Drug company Pfizer has said that its marketing authorisations for the HIV treatment maraviroc will receive an accelerated review from regulators in both the United States and the European Union.
The firm said that if maraviroc is passed by the regulatory agencies, it will be the first drug approved in a new class of HIV/AIDS treatments – CCR5 antagonists – which work by blocking viral entry. Instead of fighting HIV inside white blood cells, the new antagonists prevent virus produced by infected cells from entering uninfected cells, by blocking the main entry route – the CCR5 co-receptor.
The US Food and Drug Administration’s priority review process takes place within a six-month period and as Pfizer submitted both marketing applications in December 2006, it expects to hear from an agency advisory panel on or before April 24. Regulatory approval for maraviroc is also being sought in other countries.

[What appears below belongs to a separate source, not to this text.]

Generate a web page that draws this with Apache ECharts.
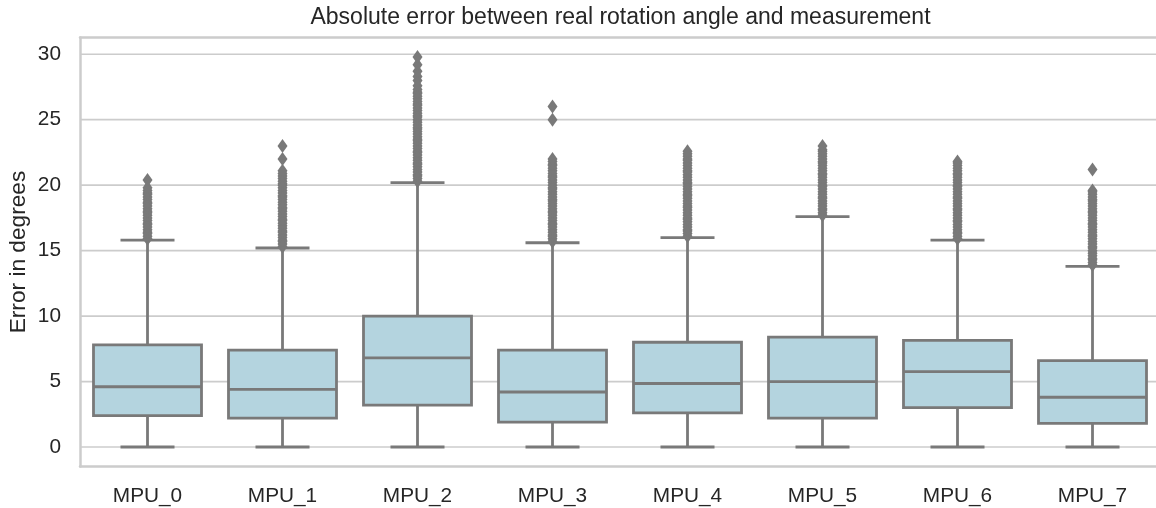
<!DOCTYPE html>
<html>
<head>
<meta charset="utf-8">
<script src="https://cdn.jsdelivr.net/npm/echarts@6/dist/echarts.min.js"></script>
<style>
  html, body { margin: 0; padding: 0; background: #ffffff; }
  #chart { width: 1156px; height: 508px; }
</style>
</head>
<body>
<div id="chart"></div>
<script>
// Sensor names along the x axis
const categories = ['MPU_0', 'MPU_1', 'MPU_2', 'MPU_3', 'MPU_4', 'MPU_5', 'MPU_6', 'MPU_7'];

// Box statistics per sensor (degrees)
const whiskerLow  = [0, 0, 0, 0, 0, 0, 0, 0];
const quartile1   = [2.4, 2.2, 3.2, 1.9, 2.6, 2.2, 3.0, 1.8];
const medians     = [4.6, 4.4, 6.8, 4.2, 4.85, 5.0, 5.75, 3.8];
const quartile3   = [7.8, 7.4, 10.0, 7.4, 8.0, 8.4, 8.15, 6.6];
const whiskerHigh = [15.8, 15.2, 20.2, 15.6, 16.0, 17.6, 15.8, 13.8];

// Outliers above the upper whisker, per sensor
const outliers0 = [15.9, 16.1, 16.3, 16.4, 16.6, 16.8, 17.0, 17.1, 17.3, 17.5, 17.7, 17.9, 18.0, 18.2, 18.4, 18.6, 18.7, 18.9, 19.1, 19.3, 19.4, 19.6, 19.8, 20.4];
const outliers1 = [15.3, 15.5, 15.7, 15.8, 16.0, 16.2, 16.4, 16.5, 16.7, 16.9, 17.1, 17.3, 17.4, 17.6, 17.8, 18.0, 18.2, 18.3, 18.5, 18.7, 18.9, 19.1, 19.2, 19.4, 19.6, 19.8, 20.0, 20.1, 20.3, 20.5, 20.7, 20.9, 21.1, 22.0, 23.0];
const outliers2 = [20.3, 20.5, 20.7, 20.8, 21.0, 21.2, 21.4, 21.6, 21.7, 21.9, 22.1, 22.3, 22.5, 22.6, 22.8, 23.0, 23.2, 23.4, 23.5, 23.7, 23.9, 24.1, 24.3, 24.4, 24.6, 24.8, 25.0, 25.2, 25.3, 25.5, 25.7, 25.9, 26.1, 26.2, 26.4, 26.6, 26.8, 27.0, 27.1, 27.3, 27.6, 28.0, 28.3, 28.7, 29.2, 29.8];
const outliers3 = [15.7, 15.9, 16.1, 16.2, 16.4, 16.6, 16.8, 17.0, 17.1, 17.3, 17.5, 17.7, 17.9, 18.0, 18.2, 18.4, 18.6, 18.8, 18.9, 19.1, 19.3, 19.5, 19.7, 19.8, 20.0, 20.2, 20.4, 20.6, 20.7, 20.9, 21.1, 21.3, 21.5, 21.6, 21.8, 22.0, 25.0, 26.0];
const outliers4 = [16.1, 16.3, 16.5, 16.6, 16.8, 17.0, 17.2, 17.4, 17.5, 17.7, 17.9, 18.1, 18.3, 18.4, 18.6, 18.8, 19.0, 19.2, 19.3, 19.5, 19.7, 19.9, 20.1, 20.2, 20.4, 20.6, 20.8, 21.0, 21.1, 21.3, 21.5, 21.7, 21.9, 22.0, 22.2, 22.4, 22.6];
const outliers5 = [17.7, 17.9, 18.1, 18.2, 18.4, 18.6, 18.8, 19.0, 19.1, 19.3, 19.5, 19.7, 19.9, 20.0, 20.2, 20.4, 20.6, 20.8, 20.9, 21.1, 21.3, 21.5, 21.7, 21.8, 22.0, 22.2, 22.4, 22.6, 22.7, 23.0];
const outliers6 = [15.9, 16.1, 16.3, 16.4, 16.6, 16.8, 17.0, 17.2, 17.3, 17.5, 17.7, 17.9, 18.1, 18.2, 18.4, 18.6, 18.8, 19.0, 19.1, 19.3, 19.5, 19.7, 19.9, 20.0, 20.2, 20.4, 20.6, 20.8, 20.9, 21.1, 21.3, 21.5, 21.7, 21.8];
const outliers7 = [13.9, 14.1, 14.3, 14.4, 14.6, 14.8, 15.0, 15.2, 15.3, 15.5, 15.7, 15.9, 16.1, 16.2, 16.4, 16.6, 16.8, 17.0, 17.1, 17.3, 17.5, 17.7, 17.9, 18.0, 18.2, 18.4, 18.6, 18.8, 18.9, 19.1, 19.3, 19.5, 19.6, 21.2];

// Y tick values
const yTicks = [0, 5, 10, 15, 20, 25, 30];

const outlierLists = [outliers0, outliers1, outliers2, outliers3, outliers4, outliers5, outliers6, outliers7];

const boxData = categories.map((c, i) => [i, whiskerLow[i], quartile1[i], medians[i], quartile3[i], whiskerHigh[i]]);
const outlierData = [];
outlierLists.forEach((list, i) => list.forEach(v => outlierData.push([i, v])));

const FONT = '"Liberation Sans", Arial, sans-serif';
const LINE = '#797979';
const FILL = '#b4d4df';
const GRID = '#cccccc';
const LW = 2.8;
const SPINE = { show: true, onZero: false, lineStyle: { color: GRID, width: 2.5 } };

// Horizontal grid lines at each y tick, spanning the whole plot width
function renderGridLine(params, api) {
  const y = api.coord([0, api.value(0)])[1];
  const cs = params.coordSys;
  return {
    type: 'line',
    shape: { x1: cs.x, y1: y, x2: cs.x + cs.width, y2: y },
    style: { stroke: GRID, lineWidth: 1.7 }
  };
}

// Whiskers, caps, box and median line for one sensor
function renderBox(params, api) {
  const idx = api.value(0);
  const band = api.size([1, 0])[0];
  const half = band * 0.4;
  const capHalf = half * 0.5;
  const pLow = api.coord([idx, api.value(1)]);
  const pQ1 = api.coord([idx, api.value(2)]);
  const pMed = api.coord([idx, api.value(3)]);
  const pQ3 = api.coord([idx, api.value(4)]);
  const pHigh = api.coord([idx, api.value(5)]);
  const x = pQ1[0];
  const ls = { stroke: LINE, lineWidth: LW, fill: null };
  return {
    type: 'group',
    children: [
      { type: 'line', shape: { x1: x, y1: pLow[1], x2: x, y2: pQ1[1] }, style: ls },
      { type: 'line', shape: { x1: x, y1: pQ3[1], x2: x, y2: pHigh[1] }, style: ls },
      { type: 'line', shape: { x1: x - capHalf, y1: pLow[1], x2: x + capHalf, y2: pLow[1] }, style: ls },
      { type: 'line', shape: { x1: x - capHalf, y1: pHigh[1], x2: x + capHalf, y2: pHigh[1] }, style: ls },
      { type: 'rect', shape: { x: x - half, y: pQ3[1], width: half * 2, height: pQ1[1] - pQ3[1] },
        style: { fill: FILL, stroke: LINE, lineWidth: LW } },
      { type: 'line', shape: { x1: x - half, y1: pMed[1], x2: x + half, y2: pMed[1] }, style: ls }
    ]
  };
}

const chart = echarts.init(document.getElementById('chart'), null, { renderer: 'canvas' });

chart.setOption({
  backgroundColor: '#ffffff',
  animation: false,
  textStyle: { fontFamily: FONT },
  graphic: [{
    type: 'text',
    x: 620.5,
    y: 18,
    style: {
      text: 'Absolute error between real rotation angle and measurement',
      font: '23px ' + FONT,
      fill: '#262626',
      textAlign: 'center',
      textVerticalAlign: 'middle'
    }
  }],
  grid: {
    left: 80,
    top: 37.5,
    width: 1080,
    bottom: 41.5,
    outerBoundsMode: 'none',
    containLabel: false,
    show: false
  },
  xAxis: [
    {
      type: 'category',
      data: categories,
      boundaryGap: true,
      position: 'bottom',
      axisLine: SPINE,
      axisTick: { show: false },
      splitLine: { show: false },
      axisLabel: { color: '#262626', fontSize: 20.8, fontFamily: FONT, margin: 19 }
    },
    {
      // top spine only
      type: 'category',
      data: categories,
      position: 'top',
      axisLine: SPINE,
      axisTick: { show: false },
      axisLabel: { show: false },
      splitLine: { show: false }
    }
  ],
  yAxis: {
    type: 'value',
    min: -1.49,
    max: 31.28,
    name: 'Error in degrees',
    nameLocation: 'middle',
    nameGap: 50,
    nameMoveOverlap: false,
    nameTextStyle: { color: '#262626', fontSize: 22.7, fontFamily: FONT },
    axisLine: SPINE,
    axisTick: { show: false },
    splitLine: { show: false },
    axisLabel: {
      color: '#262626',
      fontSize: 20.8,
      fontFamily: FONT,
      margin: 19,
      customValues: yTicks
    }
  },
  series: [
    {
      type: 'custom',
      renderItem: renderGridLine,
      data: yTicks.map(v => [v]),
      encode: { y: 0 },
      z: 1,
      silent: true
    },
    {
      type: 'custom',
      renderItem: renderBox,
      data: boxData,
      encode: { x: 0, y: [1, 2, 3, 4, 5] },
      z: 3,
      silent: true
    },
    {
      type: 'scatter',
      data: outlierData,
      symbol: 'diamond',
      symbolSize: [10, 14],
      itemStyle: { color: LINE, opacity: 1 },
      z: 4,
      silent: true
    }
  ]
});
</script>
</body>
</html>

Pfizer R&D president John LaMattina said “there is a profound global need for new medicines to help HIV/AIDS patients”, and CCR5 antagonists “will become critically important new treatment options for patients who are resistant or intolerant to current therapies”.
The marketing applications for maraviroc were based on Pfizer’s review of efficacy and safety data from two pivotal Phase III trials – MOTIVATE-1 and 2, which represent 24-week data comparing optimised background therapy, with or without the drug, in more than 1,000 highly treatment-experienced patients with CCR5-tropic HIV-1. The company also noted that its previously announced multinational expanded-access programme to provide maraviroc to patients with limited available treatment options is now open for enrolment.
If maraviroc does gain approval, competition could come from Schering-Plough’s vicriviroc, which is currently in Phase II.